Problem to work on:
Return the lines below exactly, from the first line to the line that contains "n_days = 122". Leave out pictures.

── Data segment ──

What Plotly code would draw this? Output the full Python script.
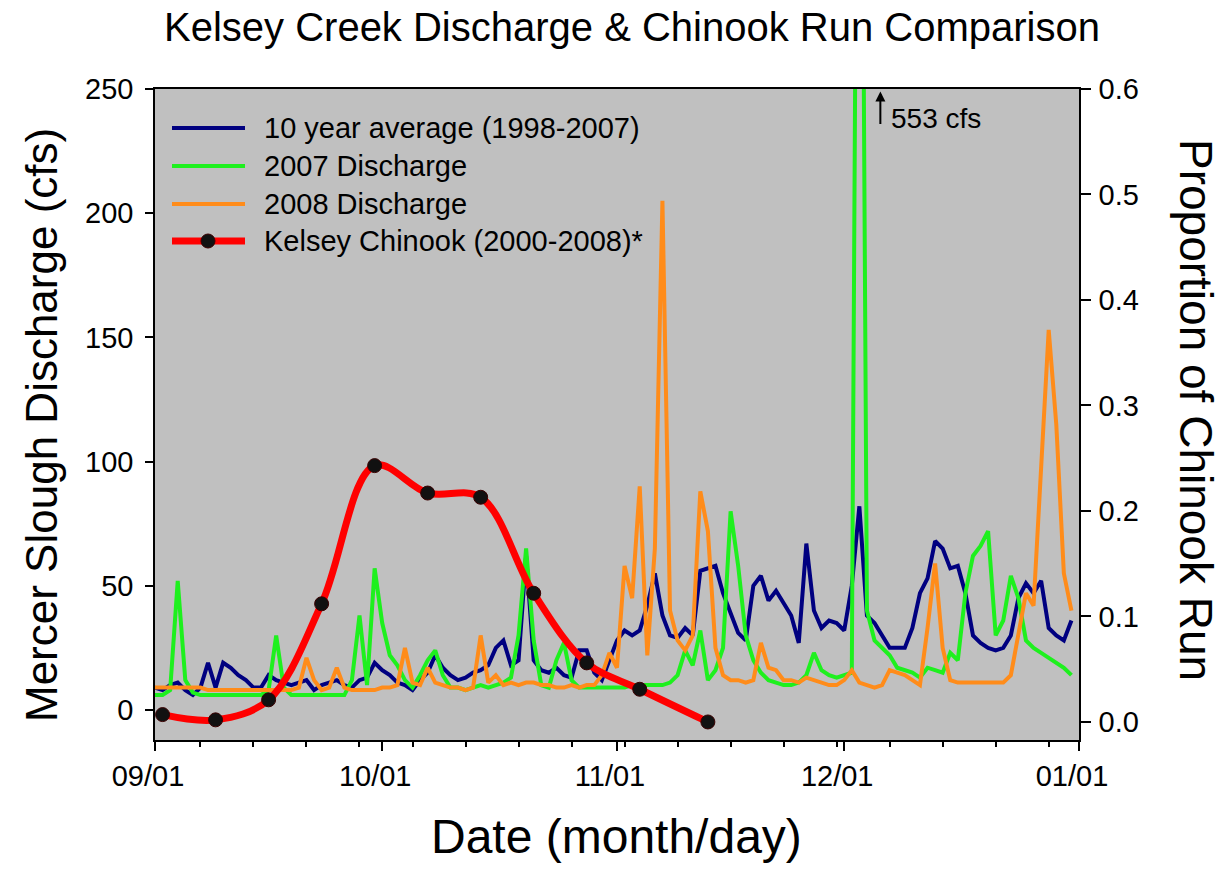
import pandas as pd
import plotly.graph_objects as go

# Daily discharge (cfs), 1 Sep through 31 Dec
start_date = "2008-09-01"
n_days = 122

avg_1998_2007 = [
    9, 8, 10, 11, 8, 6, 9, 19, 9, 19,
    17, 14, 12, 9, 9, 14, 12, 11, 10, 11,
    12, 8, 10, 11, 12, 10, 9, 12, 13, 19,
    16, 14, 11, 10, 8, 12, 15, 22, 17, 14,
    12, 13, 15, 16, 18, 25, 28, 18, 20, 62,
    20, 16, 15, 17, 14, 13, 24, 24, 15, 12,
    20, 28, 32, 30, 32, 42, 55, 38, 30, 29,
    33, 30, 56, 57, 58, 47, 39, 31, 28, 50,
    54, 44, 48, 43, 38, 27, 67, 40, 33, 36,
    35, 32, 50, 82, 38, 35, 30, 25, 25, 25,
    33, 47, 53, 68, 65, 57, 58, 47, 30, 27,
    25, 24, 25, 30, 45, 51, 47, 52, 33, 30,
    28, 36,
]

discharge_2007 = [
    6, 6, 8, 52, 12, 7, 6, 6, 6, 6,
    6, 6, 6, 6, 6, 8, 30, 9, 6, 6,
    6, 6, 6, 6, 6, 6, 12, 38, 10, 57,
    35, 22, 18, 12, 9, 14, 20, 24, 14, 9,
    9, 8, 9, 10, 9, 10, 11, 13, 30, 65,
    28, 10, 9, 20, 27, 12, 9, 9, 9, 9,
    9, 9, 9, 10, 10, 10, 10, 10, 11, 14,
    24, 18, 32, 12, 16, 25, 80, 58, 30, 20,
    15, 12, 11, 10, 10, 11, 14, 23, 16, 14,
    13, 14, 15, 553, 40, 28, 25, 22, 17, 16,
    15, 13, 17, 16, 15, 23, 20, 47, 62, 66,
    72, 30, 36, 54, 45, 28, 25, 23, 21, 19,
    17, 14,
]

discharge_2008 = [
    9, 9, 9, 9, 9, 9, 9, 8, 8, 8,
    8, 8, 8, 8, 8, 8, 8, 8, 8, 9,
    21, 12, 8, 9, 17, 9, 8, 8, 8, 8,
    9, 9, 10, 25, 11, 10, 17, 11, 10, 9,
    9, 8, 9, 30, 11, 14, 10, 11, 10, 11,
    11, 10, 10, 9, 9, 10, 9, 10, 10, 14,
    23, 17, 58, 45, 90, 22, 65, 205, 40, 28,
    24, 30, 88, 72, 25, 14, 12, 12, 11, 12,
    27, 17, 16, 12, 12, 11, 13, 12, 11, 10,
    10, 12, 16, 11, 10, 9, 10, 16, 15, 14,
    12, 10, 33, 59, 25, 12, 11, 11, 11, 11,
    11, 11, 11, 14, 30, 47, 42, 98, 153, 115,
    55, 40,
]

# Weekly proportion of the Kelsey Chinook run (2000-2008)
chinook_day_offsets = [1, 8, 15, 22, 29, 36, 43, 50, 57, 64, 73]
chinook_proportion = [0.007, 0.002, 0.021, 0.112, 0.243, 0.217, 0.213,
                      0.122, 0.056, 0.031, 0.0]

month_ticks = ["2008-09-01", "2008-10-01", "2008-11-01", "2008-12-01", "2009-01-01"]
month_labels = ["09/01", "10/01", "11/01", "12/01", "01/01"]

peak_label = "553 cfs"
peak_value = max(discharge_2007)

series_names = ["10 year average (1998-2007)", "2007 Discharge",
                "2008 Discharge", "Kelsey Chinook (2000-2008)*"]
series_colors = ["#000080", "#1EF01E", "#FF8C1A", "#FF0000"]

dates = pd.date_range(start_date, periods=n_days, freq="D")
chinook_dates = [pd.Timestamp(start_date) + pd.Timedelta(days=d) for d in chinook_day_offsets]
peak_date = dates[discharge_2007.index(peak_value)]

FONT = "Arial, Liberation Sans, sans-serif"
W, H = 1224, 869
L, R, T, B = 155, 145, 89, 129
PW, PH = W - L - R, H - T - B


def px_x(x):
    return (x - L) / PW


def px_y(y):
    return (H - B - y) / PH


fig = go.Figure()
for vals, name, color in zip([avg_1998_2007, discharge_2007, discharge_2008],
                             series_names[:3], series_colors[:3]):
    fig.add_trace(go.Scatter(x=dates, y=vals, mode="lines", name=name,
                             line=dict(color=color, width=4), showlegend=False))

fig.add_trace(go.Scatter(
    x=chinook_dates, y=chinook_proportion, yaxis="y2", mode="lines+markers",
    name=series_names[3], showlegend=False,
    line=dict(color=series_colors[3], width=7, shape="spline", smoothing=1.0),
    marker=dict(color="#111111", size=14, line=dict(color="#3a0000", width=1)),
))

axis_common = dict(showgrid=False, zeroline=False, showline=True, linecolor="black",
                   linewidth=1.5, ticks="outside", tickcolor="black", tickwidth=1.5,
                   tickfont=dict(family=FONT, size=29, color="black"))

fig.update_layout(
    width=W, height=H,
    margin=dict(l=L, r=R, t=T, b=B),
    paper_bgcolor="white", plot_bgcolor="#C0C0C0",
    showlegend=False,
    title=dict(text="Kelsey Creek Discharge &amp; Chinook Run Comparison",
               font=dict(family=FONT, size=40, color="black"),
               x=632 / W, xanchor="center", xref="container",
               y=1 - 27 / H, yanchor="middle", yref="container"),
    xaxis=dict(**axis_common, type="date", range=["2008-09-01", "2009-01-01"],
               tickvals=month_ticks, ticktext=month_labels, ticklen=9, mirror=True,
               ticklabelshift=-7,
               minor=dict(dtick=7 * 86400000, tick0="2008-09-07", ticks="outside",
                          ticklen=5, tickcolor="black", tickwidth=1.5, showgrid=False)),
    yaxis=dict(**axis_common, range=[-12.1, 250], tickvals=[0, 50, 100, 150, 200, 250],
               ticklen=8, ticklabelstandoff=6),
    yaxis2=dict(**axis_common, overlaying="y", side="right", range=[-0.0171, 0.6],
                tickvals=[0, 0.1, 0.2, 0.3, 0.4, 0.5, 0.6], tickformat=".1f",
                ticklen=10, ticklabelstandoff=2),
)

annotations = [
    dict(text="Mercer Slough Discharge (cfs)", x=px_x(41), y=px_y(425), xref="paper",
         yref="paper", textangle=-90, showarrow=False, xanchor="center", yanchor="middle",
         font=dict(family=FONT, size=44, color="black")),
    dict(text="Proportion of Chinook Run", x=px_x(1196), y=px_y(410), xref="paper",
         yref="paper", textangle=90, showarrow=False, xanchor="center", yanchor="middle",
         font=dict(family=FONT, size=46, color="black")),
    dict(text="Date (month/day)", x=px_x(616), y=px_y(836), xref="paper", yref="paper",
         showarrow=False, xanchor="center", yanchor="middle",
         font=dict(family=FONT, size=48, color="black")),
    # arrow pointing to the off-scale 2007 peak
    dict(x=peak_date, y=249, xref="x", yref="y", xshift=21, ax=0, ay=34,
         showarrow=True, arrowhead=2, arrowsize=1, arrowwidth=2, arrowcolor="black", text=""),
    dict(text=peak_label, x=peak_date, xshift=30, y=px_y(118), xref="x",
         yref="paper", showarrow=False, xanchor="left", yanchor="middle",
         font=dict(family=FONT, size=28, color="black")),
]

# legend entries
legend_rows = [128, 166, 204, 241]
shapes = []
for row_y, name, color in zip(legend_rows, series_names, series_colors):
    shapes.append(dict(type="line", xref="paper", yref="paper",
                       x0=px_x(172), x1=px_x(245), y0=px_y(row_y), y1=px_y(row_y),
                       line=dict(color=color, width=7 if color == "#FF0000" else 4)))
    annotations.append(dict(text=name, x=px_x(262), y=px_y(row_y), xref="paper",
                            yref="paper", showarrow=False, xanchor="left",
                            yanchor="middle", font=dict(family=FONT, size=29, color="black")))
shapes.append(dict(type="circle", xref="paper", yref="paper", xsizemode="pixel",
                   ysizemode="pixel", xanchor=px_x(208), yanchor=px_y(legend_rows[3]),
                   x0=-7, x1=7, y0=-7, y1=7, fillcolor="#111111",
                   line=dict(color="#3a0000", width=1)))

fig.update_layout(annotations=annotations, shapes=shapes)
fig.write_html("out.html")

───

Complete answer:
What Plotly code would draw this? Output the full Python script.
import pandas as pd
import plotly.graph_objects as go

# Daily discharge (cfs), 1 Sep through 31 Dec
start_date = "2008-09-01"
n_days = 122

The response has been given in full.